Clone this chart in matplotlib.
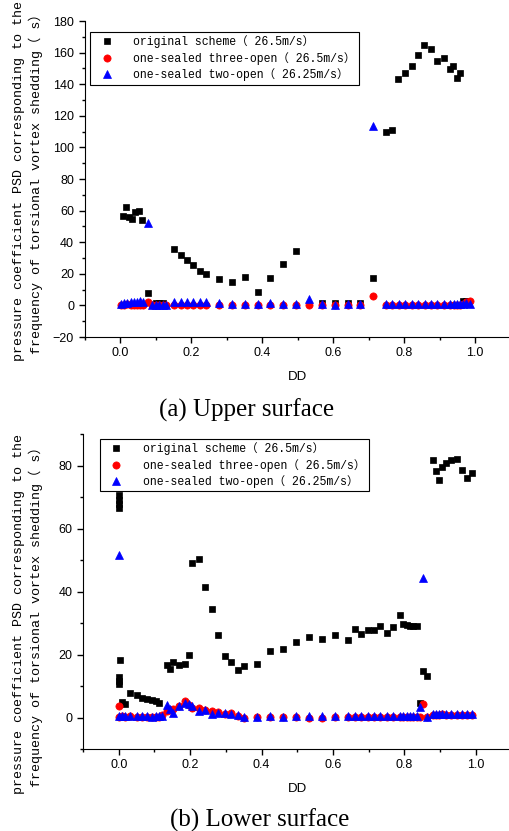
import matplotlib
matplotlib.use("Agg")
import matplotlib.pyplot as plt
from matplotlib.ticker import MultipleLocator

# ---- (a) upper surface ----
up_orig_x = [0.008, 0.018, 0.025, 0.035, 0.043, 0.054, 0.063, 0.08, 0.10, 0.11, 0.12,
             0.153, 0.171, 0.189, 0.207, 0.225, 0.242, 0.279, 0.315, 0.351, 0.388,
             0.423, 0.46, 0.497, 0.569, 0.605, 0.641, 0.677, 0.713, 0.749, 0.766,
             0.784, 0.803, 0.822, 0.839, 0.857, 0.875, 0.894, 0.912, 0.93, 0.939,
             0.948, 0.958, 0.967, 0.976]
up_orig_y = [56.5, 62, 56, 54.8, 59, 60, 54, 7.8, 1.5, 1.5, 1.5,
             35.4, 32, 28.6, 25.6, 22, 20.1, 16.7, 15, 18, 8.7,
             17.1, 26.2, 34.3, 1.5, 1.5, 1.5, 1.5, 17.6, 110, 110.9,
             143.3, 147.1, 151.3, 158.7, 164.9, 162.5, 154.9, 156.4, 149.6, 151.3,
             143.9, 147.1, 3.0, 2.5]

up_x = [0.003, 0.012, 0.021, 0.030, 0.039, 0.048, 0.057, 0.066, 0.08, 0.09, 0.10,
        0.11, 0.12, 0.13, 0.153, 0.171, 0.189, 0.207, 0.225, 0.242, 0.279, 0.315,
        0.351, 0.388, 0.423, 0.46, 0.497, 0.533, 0.569, 0.605, 0.641, 0.677, 0.713,
        0.749, 0.766, 0.785, 0.803, 0.822, 0.84, 0.858, 0.876, 0.894, 0.912, 0.93,
        0.94, 0.95, 0.958, 0.966, 0.976, 0.985]
up_three_y = [0.5, 0.3, 0.6, 0.2, 0.4, 0.5, 0.3, 0.4, 2.0, 0.3, 0.2,
              0.3, 0.2, 0.3, 0.4, 0.3, 0.2, 0.3, 0.2, 0.3, 0.2, 0.3,
              0.2, 0.3, 0.5, 0.3, 0.2, 0.0, 0.2, 0.2, 0.3, 0.3, 6.1,
              0.2, 0.1, 0.2, 0.1, 0.2, 0.1, 0.2, 0.1, 0.2, 0.2, 0.1,
              0.2, 0.2, 0.3, 1.0, 2.0, 2.5]
up_two_y = [1.2, 1.5, 1.8, 2.0, 2.2, 2.3, 2.5, 2.2, 52.3, 0.2, 0.1,
            0.2, 0.3, 0.5, 2.2, 2.4, 2.1, 2.0, 2.2, 2.3, 1.3, 1.0,
            1.2, 1.1, 1.4, 1.2, 1.0, 4.2, 0.6, 0.5, 0.6, 0.7, 113.7,
            1.0, 0.9, 1.0, 1.1, 1.0, 1.1, 1.0, 1.2, 1.1, 1.0, 1.2,
            1.1, 1.0, 1.2, 1.0, 1.3, 1.1]

# ---- (b) lower surface ----
lo_orig_x = [0, 0, 0, 0, 0, 0, 0, 0.004, 0.01, 0.019, 0.033, 0.05, 0.064, 0.079,
             0.094, 0.105, 0.113, 0.134, 0.143, 0.152, 0.168, 0.187, 0.196, 0.205,
             0.224, 0.242, 0.26, 0.279, 0.297, 0.315, 0.333, 0.351, 0.387, 0.424,
             0.46, 0.497, 0.533, 0.57, 0.605, 0.642, 0.661, 0.678, 0.697, 0.714,
             0.733, 0.752, 0.769, 0.787, 0.796, 0.806, 0.815, 0.824, 0.834, 0.843,
             0.852, 0.862, 0.88, 0.888, 0.896, 0.904, 0.916, 0.931, 0.947, 0.961,
             0.976, 0.989]
lo_orig_y = [70.5, 69, 67.8, 66.5, 12.8, 11.7, 10.7, 18.1, 4.9, 4.3, 7.8, 7.1, 6.2, 5.9,
             5.7, 5.2, 4.6, 16.7, 15.3, 17.5, 16.8, 17.0, 20.0, 49,
             50.4, 41.4, 34.6, 26.1, 19.4, 17.6, 15.0, 16.2, 17.0, 21.2,
             21.8, 24.1, 25.6, 24.9, 26.2, 24.6, 28.2, 26.6, 27.8, 27.8,
             29.2, 26.8, 28.6, 32.4, 29.7, 29.5, 29.2, 29.0, 28.9, 4.5,
             14.8, 13.3, 81.8, 78.1, 75.5, 79.5, 80.7, 81.6, 82.1, 78.6,
             76.1, 77.7]

lo_x = [0, 0, 0.01, 0.019, 0.033, 0.05, 0.064, 0.079, 0.094, 0.105, 0.113, 0.12,
        0.134, 0.143, 0.152, 0.168, 0.187, 0.196, 0.205, 0.224, 0.242, 0.26, 0.279,
        0.297, 0.315, 0.333, 0.351, 0.387, 0.424, 0.46, 0.497, 0.533, 0.57, 0.605,
        0.642, 0.661, 0.678, 0.697, 0.714, 0.733, 0.752, 0.769, 0.787, 0.796, 0.806,
        0.815, 0.824, 0.834, 0.843, 0.852, 0.862, 0.88, 0.888, 0.896, 0.904, 0.916,
        0.931, 0.947, 0.961, 0.976, 0.989]
lo_three_y = [3.5, 0.3, 0.5, 0.3, 0.4, 0.2, 0.3, 0.2, 0.1, 0.2, 0.3, 0.8,
              2.0, 2.5, 2.8, 3.5, 5.2, 4.0, 3.0, 3.0, 2.5, 2.2, 1.8,
              1.0, 1.5, 0.5, 0.0, 0.1, 0.2, 0.1, 0.1, 0.0, 0.0, 0.1,
              0.1, 0.2, 0.1, 0.1, 0.2, 0.1, 0.1, 0.2, 0.1, 0.1, 0.2,
              0.1, 0.1, 0.2, 0.3, 4.4, 0.2, 0.9, 0.8, 0.9, 1.0, 0.9,
              0.8, 0.9, 0.8, 0.9, 0.8]
lo_two_y = [51.6, 0.6, 0.5, 0.6, 0.4, 0.5, 0.4, 0.5, 0.3, 0.4, 0.5, 0.6,
            4.1, 2.8, 1.5, 3.5, 4.6, 4.2, 3.8, 2.1, 2.3, 1.1, 1.5,
            1.3, 1.0, 0.8, 0.3, 0.3, 0.4, 0.3, 0.4, 0.6, 0.6, 0.6,
            0.5, 0.6, 0.5, 0.6, 0.5, 0.6, 0.5, 0.6, 0.5, 0.6, 0.5,
            0.6, 0.5, 0.6, 3.3, 44.3, 0.3, 1.1, 1.2, 1.0, 1.1, 1.2,
            1.0, 1.1, 1.0, 1.1, 1.0]

labels = ["original scheme（ 26.5m/s）",
          "one-sealed three-open（ 26.5m/s）",
          "one-sealed two-open（ 26.25m/s）"]
ylab = "pressure coefficient PSD corresponding to the\nfrequency of torsional vortex shedding（ s）"

mono = ["Liberation Mono", "Noto Sans CJK SC"]
plt.rcParams["font.family"] = ["Liberation Sans"]

fig = plt.figure(figsize=(5.09, 8.31), dpi=100)
W, H = 509, 831


def make_axes(left, right, top, bottom):
    return fig.add_axes([left / W, 1 - bottom / H, (right - left) / W, (bottom - top) / H])


def draw(ax, ox, oy, x, y3, y2, ylim, leg_anchor):
    ax.plot(ox, oy, "s", color="black", ms=4.8, mew=0.5, label=labels[0])
    ax.plot(x, y3, "o", color="red", ms=5.2, mew=0.5, label=labels[1])
    ax.plot(x, y2, "^", color="blue", ms=5.6, mew=0.5, label=labels[2])
    ax.set_xlim(-0.1, 1.1)
    ax.set_ylim(*ylim)
    ax.spines["top"].set_visible(False)
    ax.spines["right"].set_visible(False)
    ax.xaxis.set_major_locator(MultipleLocator(0.2))
    ax.xaxis.set_minor_locator(MultipleLocator(0.1))
    ax.yaxis.set_major_locator(MultipleLocator(20))
    ax.yaxis.set_minor_locator(MultipleLocator(10))
    ax.set_xticks([0, 0.2, 0.4, 0.6, 0.8, 1.0])
    ax.xaxis.set_major_formatter(plt.FuncFormatter(lambda v, p: "%.1f" % v))
    ax.tick_params(which="major", direction="out", length=4, width=1, labelsize=9)
    ax.tick_params(which="minor", direction="out", length=2.5, width=1)
    ax.set_xlabel("DD", fontsize=9.5, labelpad=8)
    leg = ax.legend(loc="upper left", bbox_to_anchor=leg_anchor, borderaxespad=0,
                    prop={"family": mono, "size": 8.3}, fancybox=False,
                    edgecolor="black", framealpha=1, handletextpad=1.2,
                    borderpad=0.3, labelspacing=0.3, handlelength=2.2)
    leg.get_frame().set_linewidth(0.8)


ax1 = make_axes(84.5, 510.5, 21, 337)
draw(ax1, up_orig_x, up_orig_y, up_x, up_three_y, up_two_y, (-20, 180), (0.014, 0.965))

ax2 = make_axes(83, 511.5, 434, 749)
draw(ax2, lo_orig_x, lo_orig_y, lo_x, lo_three_y, lo_two_y, (-10, 90), (0.04, 0.984))

fig.text(28 / W, 1 - 181 / H, ylab, rotation=90, ha="center", va="center",
         family=mono, fontsize=9.6, multialignment="center", linespacing=1.25)
fig.text(28 / W, 1 - 614 / H, ylab, rotation=90, ha="center", va="center",
         family=mono, fontsize=9.6, multialignment="center", linespacing=1.25)

fig.text(247 / W, 1 - 410 / H, "(a) Upper surface", ha="center", va="center",
         family="Liberation Serif", fontsize=18)
fig.text(260 / W, 1 - 820 / H, "(b) Lower surface", ha="center", va="center",
         family="Liberation Serif", fontsize=18)

fig.savefig("out.png", dpi=100)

= = = = = = =

▶ [Short task] Transcribe the opening line of the listing above, please, and every line after it through the line with "from matplotlib.ticker import MultipleLocator", word for word, without pictures.

▶ [Finished exercise]
Clone this chart in matplotlib.
import matplotlib
matplotlib.use("Agg")
import matplotlib.pyplot as plt
from matplotlib.ticker import MultipleLocator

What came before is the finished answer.